→ **DESCRIPTION OF THE TASK**
From the entries below, list each line with "React".
## Start MATERIAL TO PROCESS
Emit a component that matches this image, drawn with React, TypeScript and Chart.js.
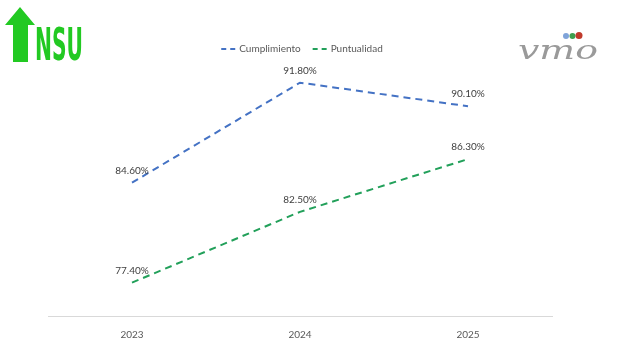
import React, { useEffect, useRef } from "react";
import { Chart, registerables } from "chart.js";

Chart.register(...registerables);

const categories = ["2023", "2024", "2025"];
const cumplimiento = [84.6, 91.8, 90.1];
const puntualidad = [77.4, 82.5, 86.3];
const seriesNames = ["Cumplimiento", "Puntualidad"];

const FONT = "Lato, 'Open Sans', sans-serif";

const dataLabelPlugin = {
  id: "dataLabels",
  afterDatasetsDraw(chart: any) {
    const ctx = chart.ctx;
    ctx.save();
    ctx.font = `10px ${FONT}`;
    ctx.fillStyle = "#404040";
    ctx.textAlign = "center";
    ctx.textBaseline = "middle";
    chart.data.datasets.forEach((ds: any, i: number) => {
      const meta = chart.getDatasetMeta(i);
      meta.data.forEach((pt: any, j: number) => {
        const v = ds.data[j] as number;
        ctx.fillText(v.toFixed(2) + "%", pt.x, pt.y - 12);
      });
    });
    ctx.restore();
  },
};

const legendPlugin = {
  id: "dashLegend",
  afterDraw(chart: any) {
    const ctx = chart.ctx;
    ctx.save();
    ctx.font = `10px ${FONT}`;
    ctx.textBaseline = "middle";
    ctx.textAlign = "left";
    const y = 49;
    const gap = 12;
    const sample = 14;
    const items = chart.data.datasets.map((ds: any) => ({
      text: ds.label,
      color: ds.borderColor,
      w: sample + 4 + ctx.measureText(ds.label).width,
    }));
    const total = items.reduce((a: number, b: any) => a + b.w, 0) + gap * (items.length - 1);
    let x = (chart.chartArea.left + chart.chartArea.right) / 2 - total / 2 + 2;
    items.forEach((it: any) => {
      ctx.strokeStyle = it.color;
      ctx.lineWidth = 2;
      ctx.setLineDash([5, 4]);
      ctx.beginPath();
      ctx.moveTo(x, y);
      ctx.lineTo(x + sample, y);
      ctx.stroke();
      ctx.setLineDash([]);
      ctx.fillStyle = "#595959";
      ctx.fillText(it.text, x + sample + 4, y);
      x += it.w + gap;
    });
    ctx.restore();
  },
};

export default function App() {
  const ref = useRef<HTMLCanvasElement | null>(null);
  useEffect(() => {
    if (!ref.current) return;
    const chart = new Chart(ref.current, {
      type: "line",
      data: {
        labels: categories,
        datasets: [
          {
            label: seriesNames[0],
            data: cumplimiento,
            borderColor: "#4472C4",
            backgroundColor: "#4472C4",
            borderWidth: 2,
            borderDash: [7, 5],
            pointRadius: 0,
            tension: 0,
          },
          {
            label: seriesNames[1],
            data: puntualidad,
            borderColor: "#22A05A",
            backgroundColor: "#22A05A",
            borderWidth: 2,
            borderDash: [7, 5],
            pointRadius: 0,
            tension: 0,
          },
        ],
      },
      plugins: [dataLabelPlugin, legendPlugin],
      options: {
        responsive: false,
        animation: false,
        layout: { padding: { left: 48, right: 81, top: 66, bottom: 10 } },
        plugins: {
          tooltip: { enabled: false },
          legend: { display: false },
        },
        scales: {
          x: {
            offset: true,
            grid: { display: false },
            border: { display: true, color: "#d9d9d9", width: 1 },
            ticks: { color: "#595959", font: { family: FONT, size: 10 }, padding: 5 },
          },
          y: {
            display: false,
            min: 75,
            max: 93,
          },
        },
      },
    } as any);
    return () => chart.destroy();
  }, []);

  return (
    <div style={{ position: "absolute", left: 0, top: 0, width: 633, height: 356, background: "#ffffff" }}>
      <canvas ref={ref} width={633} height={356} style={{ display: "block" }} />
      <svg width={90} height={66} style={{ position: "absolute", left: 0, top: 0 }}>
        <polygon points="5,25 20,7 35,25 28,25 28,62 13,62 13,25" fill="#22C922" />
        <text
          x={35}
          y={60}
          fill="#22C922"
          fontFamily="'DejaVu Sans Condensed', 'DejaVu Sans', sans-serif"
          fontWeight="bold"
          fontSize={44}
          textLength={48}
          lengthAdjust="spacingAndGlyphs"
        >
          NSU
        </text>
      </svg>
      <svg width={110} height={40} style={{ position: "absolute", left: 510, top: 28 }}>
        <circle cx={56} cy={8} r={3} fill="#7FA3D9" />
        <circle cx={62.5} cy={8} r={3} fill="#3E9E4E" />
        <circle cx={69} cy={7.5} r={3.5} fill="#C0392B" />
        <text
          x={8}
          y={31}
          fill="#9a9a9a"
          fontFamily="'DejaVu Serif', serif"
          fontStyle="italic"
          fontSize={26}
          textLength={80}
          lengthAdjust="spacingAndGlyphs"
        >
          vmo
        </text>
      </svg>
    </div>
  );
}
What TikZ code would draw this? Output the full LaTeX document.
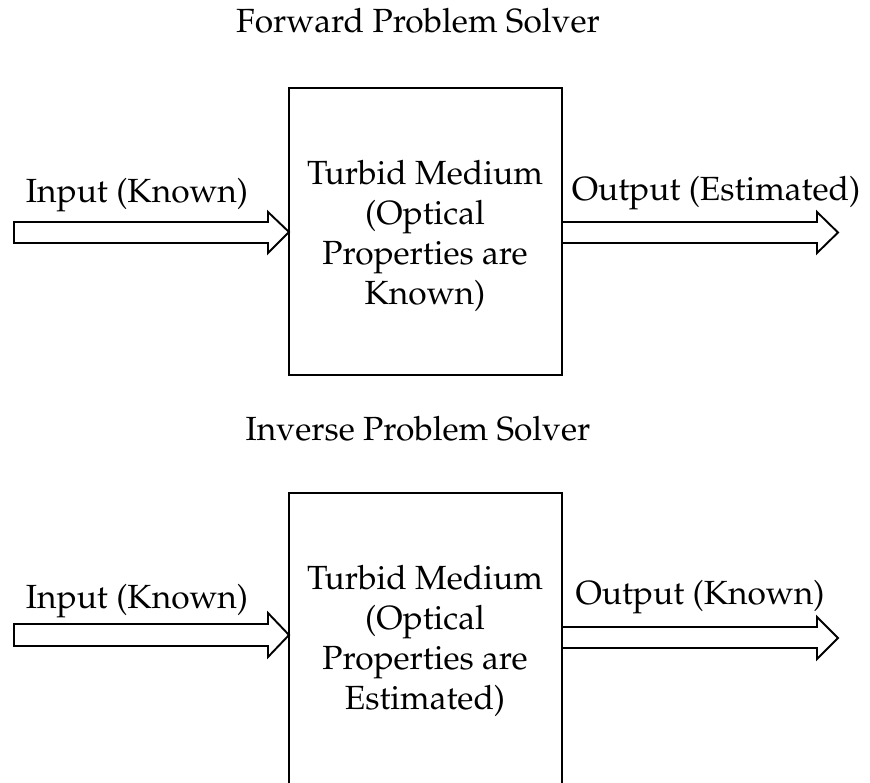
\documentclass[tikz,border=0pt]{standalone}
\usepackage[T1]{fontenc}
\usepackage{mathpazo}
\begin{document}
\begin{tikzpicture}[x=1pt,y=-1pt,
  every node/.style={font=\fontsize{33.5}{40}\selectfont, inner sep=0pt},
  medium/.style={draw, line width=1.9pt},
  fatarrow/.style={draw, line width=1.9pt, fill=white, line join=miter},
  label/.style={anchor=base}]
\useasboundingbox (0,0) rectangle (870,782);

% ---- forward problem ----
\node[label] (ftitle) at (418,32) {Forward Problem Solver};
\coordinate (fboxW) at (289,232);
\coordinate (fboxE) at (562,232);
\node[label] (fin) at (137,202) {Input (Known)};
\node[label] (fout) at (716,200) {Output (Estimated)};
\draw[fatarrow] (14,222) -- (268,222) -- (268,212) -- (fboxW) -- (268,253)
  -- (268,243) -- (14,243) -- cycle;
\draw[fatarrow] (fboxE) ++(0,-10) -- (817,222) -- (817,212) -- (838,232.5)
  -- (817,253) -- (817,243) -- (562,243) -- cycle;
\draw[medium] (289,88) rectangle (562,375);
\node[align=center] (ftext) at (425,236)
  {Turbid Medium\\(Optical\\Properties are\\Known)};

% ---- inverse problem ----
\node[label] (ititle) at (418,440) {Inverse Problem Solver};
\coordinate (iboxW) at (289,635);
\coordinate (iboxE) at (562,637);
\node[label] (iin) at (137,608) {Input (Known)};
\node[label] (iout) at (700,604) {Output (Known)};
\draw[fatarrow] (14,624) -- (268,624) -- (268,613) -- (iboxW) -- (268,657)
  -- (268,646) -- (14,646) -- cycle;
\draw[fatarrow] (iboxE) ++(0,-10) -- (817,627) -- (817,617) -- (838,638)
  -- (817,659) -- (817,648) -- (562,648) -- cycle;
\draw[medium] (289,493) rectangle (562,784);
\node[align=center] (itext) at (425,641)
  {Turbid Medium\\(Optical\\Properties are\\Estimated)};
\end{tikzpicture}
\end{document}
## End MATERIAL TO PROCESS
→ **SOLUTION**
Emit a component that matches this image, drawn with React, TypeScript and Chart.js.
import React, { useEffect, useRef } from "react";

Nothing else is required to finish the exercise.